Other men were carried out of the trench and laid on their backs on
the high grass, staring up drunkenly at the glaring sun, and with
their limbs fallen into unfamiliar poses. They lay so still, and
they were so utterly oblivious of the roar and rattle and the anxious
energy around them that one grew rather afraid of them and of their
superiority to their surroundings. The sun beat on them, and the
insects in the grass waving above them buzzed and hummed, or burrowed
in the warm moist earth upon which they lay; over their heads the
invisible carriers of death jarred the air with shrill crescendoes,
and near them a comrade sat hacking with his bayonet at a lump of
hard bread.
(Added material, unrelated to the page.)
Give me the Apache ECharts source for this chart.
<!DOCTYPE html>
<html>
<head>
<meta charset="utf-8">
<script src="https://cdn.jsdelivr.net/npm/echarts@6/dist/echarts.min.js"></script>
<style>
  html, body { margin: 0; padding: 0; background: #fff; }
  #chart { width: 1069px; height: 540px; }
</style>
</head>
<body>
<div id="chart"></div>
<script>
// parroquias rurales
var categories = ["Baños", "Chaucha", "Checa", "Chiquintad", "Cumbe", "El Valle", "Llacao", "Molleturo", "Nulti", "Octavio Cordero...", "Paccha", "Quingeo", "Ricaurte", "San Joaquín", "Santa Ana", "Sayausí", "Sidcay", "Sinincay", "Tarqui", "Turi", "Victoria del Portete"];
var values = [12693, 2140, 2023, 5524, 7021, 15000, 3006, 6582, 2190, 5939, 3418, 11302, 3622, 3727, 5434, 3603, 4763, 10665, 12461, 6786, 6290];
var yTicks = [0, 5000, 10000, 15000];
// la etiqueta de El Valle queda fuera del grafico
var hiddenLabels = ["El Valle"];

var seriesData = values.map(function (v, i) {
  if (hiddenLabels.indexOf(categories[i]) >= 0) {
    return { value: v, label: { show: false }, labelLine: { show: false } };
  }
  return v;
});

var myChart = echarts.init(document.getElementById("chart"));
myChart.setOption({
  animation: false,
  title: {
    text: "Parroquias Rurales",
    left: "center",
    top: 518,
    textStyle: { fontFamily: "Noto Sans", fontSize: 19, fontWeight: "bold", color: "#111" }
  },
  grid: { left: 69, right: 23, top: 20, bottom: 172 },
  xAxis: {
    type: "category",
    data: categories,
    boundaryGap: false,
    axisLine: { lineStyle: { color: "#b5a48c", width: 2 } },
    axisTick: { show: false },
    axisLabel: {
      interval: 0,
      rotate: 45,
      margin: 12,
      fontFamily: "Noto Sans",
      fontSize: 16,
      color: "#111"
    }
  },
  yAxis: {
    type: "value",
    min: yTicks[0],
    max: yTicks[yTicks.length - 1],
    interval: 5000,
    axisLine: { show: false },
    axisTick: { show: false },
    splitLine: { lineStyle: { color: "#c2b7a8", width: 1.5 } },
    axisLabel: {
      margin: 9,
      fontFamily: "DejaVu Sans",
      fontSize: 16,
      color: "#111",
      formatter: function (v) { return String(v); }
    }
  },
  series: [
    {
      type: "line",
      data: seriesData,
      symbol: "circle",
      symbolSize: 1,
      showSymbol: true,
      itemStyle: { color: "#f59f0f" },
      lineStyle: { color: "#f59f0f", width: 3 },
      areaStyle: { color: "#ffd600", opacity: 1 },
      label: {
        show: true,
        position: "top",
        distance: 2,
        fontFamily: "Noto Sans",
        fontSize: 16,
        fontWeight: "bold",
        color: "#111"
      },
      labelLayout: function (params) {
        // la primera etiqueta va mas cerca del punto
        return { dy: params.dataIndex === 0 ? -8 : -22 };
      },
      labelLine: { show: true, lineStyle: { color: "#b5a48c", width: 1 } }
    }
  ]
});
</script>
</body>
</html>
He sprawled contentedly in the hot sun, with humped
shoulders and legs far apart, and with his cap tipped far over his
eyes. Every now and again he would pause, with a piece of cheese
balanced on the end of his knife-blade, and look at the twisted
figures by him on the grass, or he would dodge involuntarily as a
shell swung low above his head, and smile nervously at the still
forms on either side of him that had not moved.